FM. Tous les nouveaux acteurs qui apparaissent dans le périmètre automobile méritent le respect, surtout que nombre d’entre eux ont la faculté de transformer le marché. Cependant, il ne s’agit nullement d’admiration béate et il ne faut pas oublier que ces géants sont aussi fragiles. Ils se sont constitués très rapidement, mais ils peuvent aussi disparaître en peu de temps, car ils sont exposés au risque d’être transpercés par l’émergence de technologies qu’ils n’auraient pas identifiées. Par ailleurs, l’essor de ces nouveaux acteurs va pleinement dans le sens de la numérisation du business et du développement des objets connectés que nous évoquions.
JA. Pour revenir à votre cœur de métier, quel regard portez-vous sur les grandes manœuvres de Continental en matière de distribution en France ? Cela change-t-il la donne ?
FM. On en parle beaucoup dans le microcosme automobile depuis l’été et c’est légitime, mais pour l’heure, cela a peu d’impact sur l’activité commerciale des uns et des autres. Par ailleurs, il ne faut pas oublier que c’est la nature même de la concurrence : tout le monde est en mouvement car personne n’a la latitude de se reposer sur ses lauriers. Ainsi, chez Michelin nous développons significativement la franchise pour notre distribution et nous accentuons aussi nos efforts sur le e-retail, avec plusieurs sites. Au-delà des grandes stratégies, la concurrence se joue sur le terrain et sur la faculté à toujours faire mieux comprendre l’importance du pneu.
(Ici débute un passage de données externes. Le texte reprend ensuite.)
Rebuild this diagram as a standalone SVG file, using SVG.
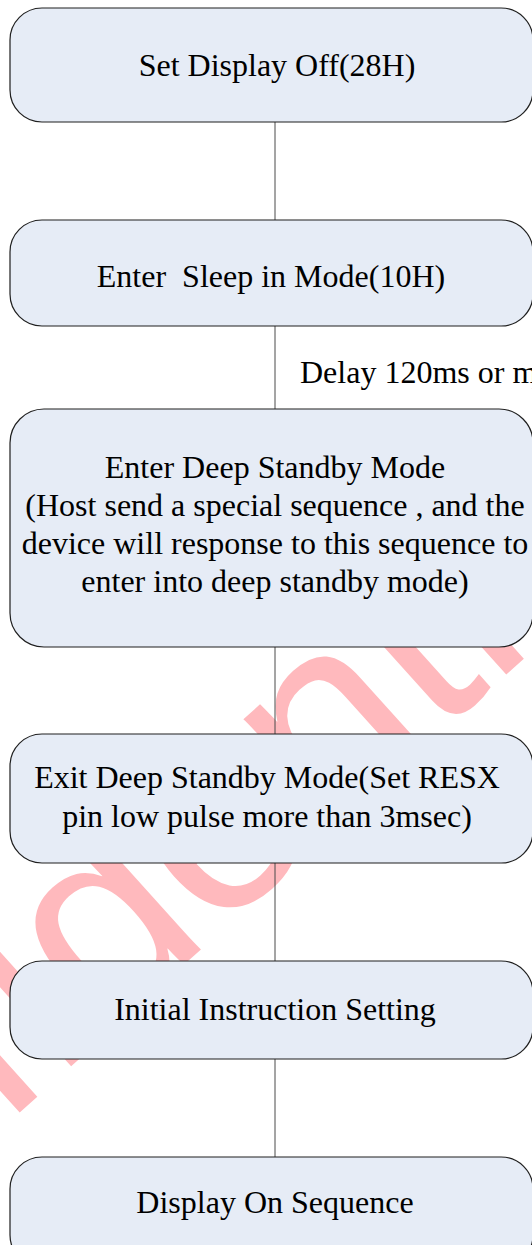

Un point sur lequel il y a encore beaucoup de travail…
JA. Pour conclure, à l’instar de certains de vos homologues, le placement sous agrément de la filière “pneumatiques usagés” au 1er janvier 2020, voté par l’Assemblée Nationale, vous fait-il sortir de vos gonds ?
FM. Disons que c’est l’objet d’une grande incompréhension… Surtout qu’Aliapur fonctionnait bien ! D’une manière générale, nous préférons tous les systèmes où nous sommes mis en responsabilité.